Cuando llego a este punto pienso en mis círculos más cercanos. Pienso, por ejemplo, en la poca recaudación que suelen obtener mis amigos y amigas músicos cuando comparten sus producciones en plataformas pagas. ¿Cuántas veces pagué por la escucha de sus creaciones? ¿Cuántas veces entré a sus recitales por lista o con un 2x1 teniendo la posibilidad de pagar? ¿Cuánto espanto e indignación suele haber por el costo de una entrada al teatro? ¡Cuando un Casancrem está a 200 pesos!
El eje de la concepción ética del consumo del arte y la percepción sobre su valor está corrido. En nuestro país se suele escuchar la idea de que el arte es un lujo al que no podemos (ni debemos) acceder si no tenemos garantizado lo básico; que somos un país pobre y la cultura debe ser la última de nuestras preocupaciones. Pero bajo esta perspectiva, el arte se termina dirigiendo a una élite que tiene los recursos para consumirlo, tanto económica como simbólicamente. Por su parte el artista debe poner el cuerpo, esforzarse, gestionarse, expandirse y competir por ocupar un lugar privilegiado en el mercado, recibir una beca o bien acabar trabajando de manera precarizada.

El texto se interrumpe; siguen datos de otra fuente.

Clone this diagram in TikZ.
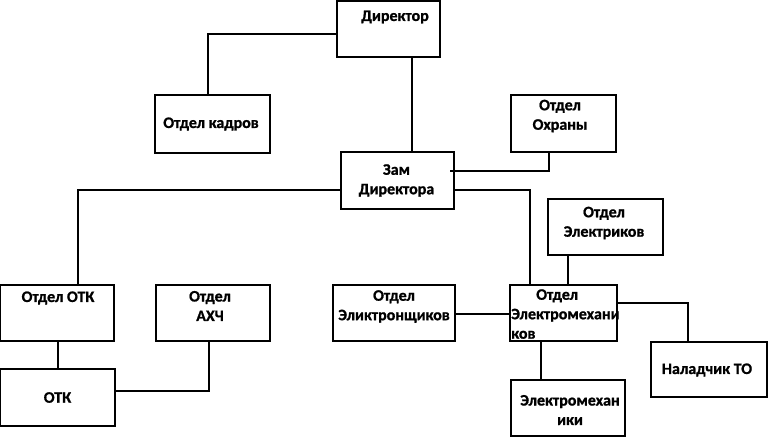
\documentclass[tikz,border=0pt]{standalone}
\usepackage{fontspec}
\setmainfont{Carlito}[BoldFeatures={FakeBold=1}]
\usetikzlibrary{calc, positioning}

\begin{document}
\begin{tikzpicture}[x=0.75pt, y=-0.75pt,
    orgbox/.style={draw=black, line width=1pt, fill=white, rectangle, inner sep=0pt, outer sep=0pt},
    orglabel/.style={font=\fontsize{12}{14.6}\selectfont\bfseries, align=center, inner sep=0pt},
    link/.style={draw=black, line width=1pt}]
  \useasboundingbox (0,0) rectangle (768,437);

  % Boxes
  \node[orgbox, minimum width=77.25pt, minimum height=42pt]   (dir)        at (388.5,29)  {};
  \node[orgbox, minimum width=86.25pt, minimum height=43.5pt] (kadry)      at (212.5,124) {};
  \node[orgbox, minimum width=78.75pt, minimum height=42.75pt] (ohrana)    at (563.5,123.5) {};
  \node[orgbox, minimum width=84.75pt, minimum height=42.75pt] (zam)       at (397.5,180.5) {};
  \node[orgbox, minimum width=85.5pt, minimum height=42pt]    (otkdep)     at (57,313)    {};
  \node[orgbox, minimum width=85.5pt, minimum height=42pt]    (ahch)       at (213,313)   {};
  \node[orgbox, minimum width=86.25pt, minimum height=42.75pt] (otk)       at (57.5,397.5) {};
  \node[orgbox, minimum width=91.5pt, minimum height=42pt]    (elektron)   at (394,313)   {};
  \node[orgbox, minimum width=80.25pt, minimum height=42pt]   (elmeh)      at (563.5,313) {};
  \node[orgbox, minimum width=86.25pt, minimum height=42pt]   (elektrik)   at (605.5,227) {};
  \node[orgbox, minimum width=87pt, minimum height=41.25pt]   (naladchik)  at (709,369.5) {};
  \node[orgbox, minimum width=85.5pt, minimum height=42pt]    (elmehaniki) at (568,408)   {};

  % Texts
  \node[orglabel] (t-dir)        at ($(dir)+(6.5,-12)$)      {Директор};
  \node[orglabel] (t-kadry)      at ($(kadry)+(-1.5,0)$)     {Отдел кадров};
  \node[orglabel] (t-ohrana)     at ($(ohrana)+(-3.5,-7.5)$) {Отдел\\Охраны};
  \node[orglabel] (t-zam)        at ($(zam)+(-1,0)$)         {Зам\\Директора};
  \node[orglabel] (t-otkdep)     at ($(otkdep)+(1,-15)$)     {Отдел ОТК};
  \node[orglabel] (t-ahch)       at ($(ahch)+(-3,-7)$)       {Отдел\\АХЧ};
  \node[orglabel] (t-otk)        at (otk)                    {ОТК};
  \node[orglabel] (t-elektron)   at ($(elektron)+(0,-6.5)$)  {Отдел\\Эликтронщиков};
  \node[orglabel, align=left, anchor=north west] (t-elmeh) at ($(elmeh.north west)+(1,4)$)
    {\hspace{18.75pt}Отдел\\Электромехани\\ков};
  \node[orglabel] (t-elektrik)   at ($(elektrik)+(-1.5,-4)$) {Отдел\\Электриков};
  \node[orglabel] (t-naladchik)  at ($(naladchik)+(-2,0.5)$) {Наладчик ТО};
  \node[orglabel] (t-elmehaniki) at ($(elmehaniki)+(2,2)$)   {Электромехан\\ики};

  % Connectors
  \draw[link] ($(dir.west)+(0,5)$) -| ($(kadry.north)+(-4.5,0)$);
  \draw[link] ($(dir.south)+(23.5,0)$) coordinate (d1) -- (d1 |- zam.north);
  \draw[link] ($(zam.east)+(-4,-9.5)$) -| ($(ohrana.south)+(-14.5,0)$);
  \draw[link] ($(zam.east)+(0,9.5)$) -| ($(elmeh.north)+(-33.5,0)$);
  \draw[link] ($(zam.west)+(0,9.5)$) -| ($(otkdep.north)+(21,0)$);
  \draw[link] ($(otkdep.south)+(1,0)$) coordinate (o1) -- (o1 |- otk.north);
  \draw[link] ($(otk.east)+(0,-6.5)$) -| ($(ahch.south)+(-4,0)$);
  \draw[link] ($(elektron.east)+(0,1)$) coordinate (e0) -- (e0 -| elmeh.west);
  \draw[link] ($(elektrik.south)+(-37.5,0)$) coordinate (e1) -- (e1 |- elmeh.north);
  \draw[link] ($(elmeh.east)+(0,-10)$) -| ($(naladchik.north)+(-21,0)$);
  \draw[link] ($(elmeh.south)+(-22.5,0)$) coordinate (e2) -- (e2 |- elmehaniki.north);
\end{tikzpicture}
\end{document}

El uso de internet y las redes sociales juegan un rol importante en todo esto, ya que si bien se fundamentan en la premisa del pluralismo, la democratización y la libertad, continúan reproduciendo estas desigualdades. Cuando consumimos, intercambiamos y accedemos a contenidos online el límite entre lo gratuito y lo pago, la difusión y la necesidad suele distorsionarse. Sumar todo esto a la situación actual de la cultura en el presente pandémico hace que la discusión sea urgente.
Me interesa salir de este paradigma y pensar las problemáticas de manera integral, ya que bajo la secuenciación aislada y las categorías jerarquizadas, el arte siempre queda al final, y sin embargo el arte siempre está, no puede esperar, no puede contenerse, ¿o acaso se puede pensar una existencia sin arte y sin cultura?. El arte es más que un cuadro colgado en la pared, o una serie de Netflix. El arte nos atraviesa y constituye de una manera mucho más profunda de la que se suele concebir en una frívola lectura. Es una forma de conocimiento que nos permite comprender los códigos, sentidos y valores que determinan nuestra cultura; nos permite abordar y resolver los asuntos de manera múltiple, compleja y autónoma.
Nuestra región se caracteriza por la lucha social, y los movimientos y activismos tienen un peso particular a la hora de transformar la sociedad. Tomo esto como inspiración y pienso en nuestros cuestionamientos y demandas más allá de un premio, una sala, o un subsidio; pienso nuestros debates como un territorio de pensamiento y de creación que puede influir y poner en el debate público estas necesidades y propuestas. Pienso en el arte como acción, como un espacio donde cuestionemos y rompamos los estereotipos que dominan nuestra manera de vincularnos, donde ensayemos lógicas colaborativas, generemos proyectos abiertos a la comunidad y cocinemos las militancias culturales.